If Christine O’Donnell’s supporters are worried about the eleven-year-old video released by Bill Maher last week in which the Delaware nominee for the Senate talked about “witchcraft,” they’re not demonstrating it where it counts: the bank account. Since winning the primary six days ago, O’Donnell has gone on a fundraising tear, nearing what Scott Brown raised in Massachusetts earlier this year in his special election effort:
Since upsetting party-backed Rep. Mike Castle (R-Del.) in Delaware’s GOP Senate primary Tuesday, Christine O’Donnell has raised nearly $2 million online.
A source with knowledge of the campaign’s online fundraising operation said that not only is the money is coming in as fast as it did for Sen. Scott Brown (R-Mass.) ahead of his special election, but that O’Donnell’s raising money online at a pace that’s two to three times faster than Sharron Angle in Nevada after her win in the primary.
A week before his special election with Democrat Martha Coakley in Massachusetts, Brown raised $1.3 million online in a single day with some 16,000 individual donors.

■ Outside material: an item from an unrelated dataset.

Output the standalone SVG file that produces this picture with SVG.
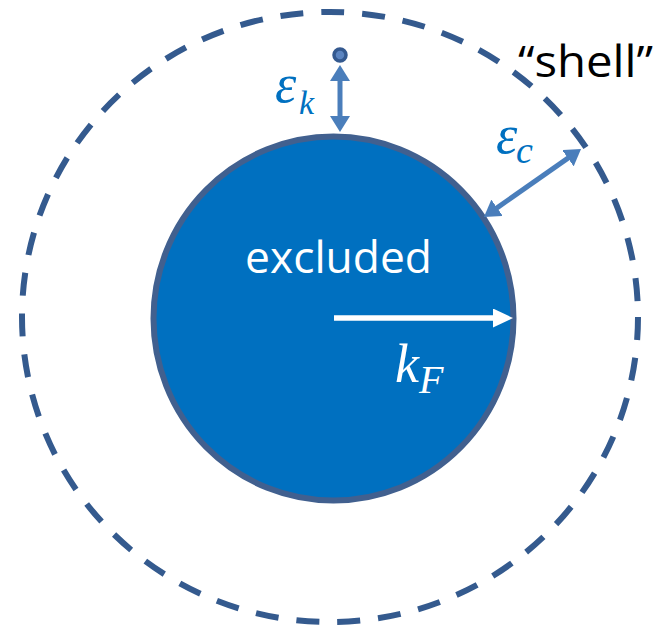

O’Donnell’s campaign said Friday that it expects to surpass the $2 million mark sometime this weekend and said some 30,000 donors have given since her primary win Tuesday.
The Boss Emeritus had plenty to say this weekend about the “witchcraft” clip and how the media portrayed it:
At 1:03 in the video, one of the panelists on the show criticizes O’Donnell for criticizing Halloween — “Wait a minute, I love this, you’re a witch, you go ‘Halloween is bad,’ I’m not the witch, I mean wait a minute.” She responds by explaining that she opposes it because she has had first-hand experience with what they do.

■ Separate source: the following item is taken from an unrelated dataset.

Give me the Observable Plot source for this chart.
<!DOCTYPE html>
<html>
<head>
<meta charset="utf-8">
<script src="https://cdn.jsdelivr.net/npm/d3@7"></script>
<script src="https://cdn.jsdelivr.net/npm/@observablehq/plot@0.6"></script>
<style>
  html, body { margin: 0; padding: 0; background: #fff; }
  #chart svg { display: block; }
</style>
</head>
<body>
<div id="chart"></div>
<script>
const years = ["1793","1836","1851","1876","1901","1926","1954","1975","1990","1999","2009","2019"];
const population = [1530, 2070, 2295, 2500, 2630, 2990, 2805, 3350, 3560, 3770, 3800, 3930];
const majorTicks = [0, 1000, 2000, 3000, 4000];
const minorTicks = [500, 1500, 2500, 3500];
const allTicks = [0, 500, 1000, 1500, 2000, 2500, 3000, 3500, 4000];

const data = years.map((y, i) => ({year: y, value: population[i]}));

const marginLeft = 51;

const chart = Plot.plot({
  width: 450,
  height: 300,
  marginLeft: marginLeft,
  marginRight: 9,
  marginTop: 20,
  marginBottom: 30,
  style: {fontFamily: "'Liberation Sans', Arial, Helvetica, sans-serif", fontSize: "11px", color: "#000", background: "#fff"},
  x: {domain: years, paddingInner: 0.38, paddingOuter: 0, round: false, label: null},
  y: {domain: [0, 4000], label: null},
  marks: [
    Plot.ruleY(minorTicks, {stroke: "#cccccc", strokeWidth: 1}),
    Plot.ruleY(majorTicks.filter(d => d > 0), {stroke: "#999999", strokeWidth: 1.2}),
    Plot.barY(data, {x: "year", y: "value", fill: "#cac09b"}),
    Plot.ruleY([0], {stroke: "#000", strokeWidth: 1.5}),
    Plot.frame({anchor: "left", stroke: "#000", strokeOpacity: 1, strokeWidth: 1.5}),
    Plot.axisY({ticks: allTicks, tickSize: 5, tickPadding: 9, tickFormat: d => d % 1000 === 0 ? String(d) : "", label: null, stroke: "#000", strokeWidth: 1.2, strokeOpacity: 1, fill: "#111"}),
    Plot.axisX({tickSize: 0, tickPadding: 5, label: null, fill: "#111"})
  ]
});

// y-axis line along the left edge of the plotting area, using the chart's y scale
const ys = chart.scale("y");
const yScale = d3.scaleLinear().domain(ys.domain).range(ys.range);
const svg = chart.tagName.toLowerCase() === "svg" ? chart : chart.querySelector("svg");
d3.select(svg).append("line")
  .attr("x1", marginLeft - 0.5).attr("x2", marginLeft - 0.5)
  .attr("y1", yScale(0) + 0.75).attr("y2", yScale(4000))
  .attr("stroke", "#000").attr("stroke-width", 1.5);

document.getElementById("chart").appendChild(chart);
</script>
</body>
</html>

So, she tried it. She rejected it. And she learned from it. …
She has nothing to be ashamed of — except, perhaps, for going on Maher’s show so many times. He promises to release 22 more clips until she sits down with him in front of the cameras and brags, in typical TV chauvinist fashion, that he “created her” and that she “owe[s]” him.

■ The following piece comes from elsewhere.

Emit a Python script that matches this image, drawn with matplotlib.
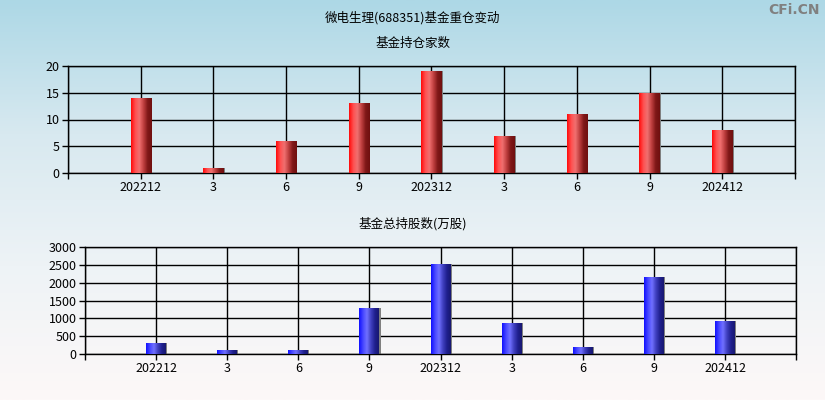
import numpy as np
import matplotlib
matplotlib.use("Agg")
from matplotlib import pyplot as plt
from matplotlib.colors import LinearSegmentedColormap

plt.rcParams['font.family'] = ['Noto Sans CJK SC', 'DejaVu Sans']

periods = ['202212', '3', '6', '9', '202312', '3', '6', '9', '202412']
fund_count = [14, 1, 6, 13, 19, 7, 11, 15, 8]
fund_shares = [310, 110, 110, 1300, 2530, 870, 200, 2165, 930]

TITLE = '微电生理(688351)基金重仓变动'
TOP_TITLE = '基金持仓家数'
BOTTOM_TITLE = '基金总持股数(万股)'

red_cmap = LinearSegmentedColormap.from_list(
    'red_bar', ['#ff0a0a', '#ff5050', '#f07070', '#c04040', '#801818', '#701010'])
blue_cmap = LinearSegmentedColormap.from_list(
    'blue_bar', ['#1010ff', '#4848ff', '#7070ff', '#4040c0', '#202090', '#181870'])


def draw_panel(ax, values, cmap, ymax, ystep):
    x = np.arange(len(values))
    bars = ax.bar(x, values, width=0.28, color='none', edgecolor='none', zorder=3)
    grad = np.linspace(0, 1, 64).reshape(1, -1)
    for b in bars:
        bx, by = b.get_x(), b.get_y()
        w, h = b.get_width(), b.get_height()
        # thin grey shadow on right edge
        ax.bar(bx + w + 0.008, h, width=0.016, bottom=by, color='#808080', zorder=2.5)
        im = ax.imshow(grad, cmap=cmap, aspect='auto', extent=(bx, bx + w, by, by + h),
                       zorder=3, interpolation='bilinear')
        im.set_clip_path(b)
    ax.set_xlim(-1, len(values))
    ax.set_ylim(0, ymax)
    ax.set_xticks(np.arange(-1, len(values) + 1))
    ax.set_xticklabels([''] + periods + [''])
    ax.set_yticks(np.arange(0, ymax + 1, ystep))
    ax.grid(True, color='black', linewidth=1.0, zorder=1)
    ax.set_axisbelow(True)
    ax.tick_params(direction='out', length=4, width=1, colors='black',
                   labelsize=9, pad=2)
    for s in ax.spines.values():
        s.set_color('black')
        s.set_linewidth(1.0)
    ax.patch.set_alpha(0)


fig = plt.figure(figsize=(8.25, 4.0), dpi=100)

# background gradient
bg = fig.add_axes([0, 0, 1, 1], zorder=-10)
bg_cmap = LinearSegmentedColormap.from_list(
    'bg', ['#fdf8f8', '#eef3f6', '#d8e9f0', '#add8e6'])
bg.imshow(np.linspace(0, 1, 256).reshape(-1, 1), cmap=bg_cmap, aspect='auto',
          origin='lower', extent=(0, 1, 0, 1))
bg.set_axis_off()

ax1 = fig.add_axes([0.0824, 0.5675, 0.8812, 0.2675])
draw_panel(ax1, fund_count, red_cmap, 20, 5)

ax2 = fig.add_axes([0.103, 0.115, 0.862, 0.2675])
draw_panel(ax2, fund_shares, blue_cmap, 3000, 500)

fig.text(0.5, 1 - 18 / 400, TITLE, ha='center', va='center', fontsize=9)
fig.text(0.5, 1 - 43 / 400, TOP_TITLE, ha='center', va='center', fontsize=9)
fig.text(0.5, 1 - 224 / 400, BOTTOM_TITLE, ha='center', va='center', fontsize=9)
fig.text(0.994, 1 - 10 / 400, 'CFi.CN', ha='right', va='center', fontsize=10,
         color='#808080', fontweight='bold', family=['DejaVu Sans'])

fig.savefig('out.png', dpi=100)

This comes from eleven years ago, and O’Donnell was talking about an incident from high school. Clearly, she was talking about Wicca (and perhaps misunderstanding it a bit as well), a religion that liberals (and a few conservatives, too) fought to get recognized by the VA for military headstones. It’s about as relevant as Dungeons and Dragons, and as threatening as well. It seems that donors have a better sense of perspective than some in the media.
The real magic in this race appears to be O’Donnell’s, and it’s not due to witchcraft.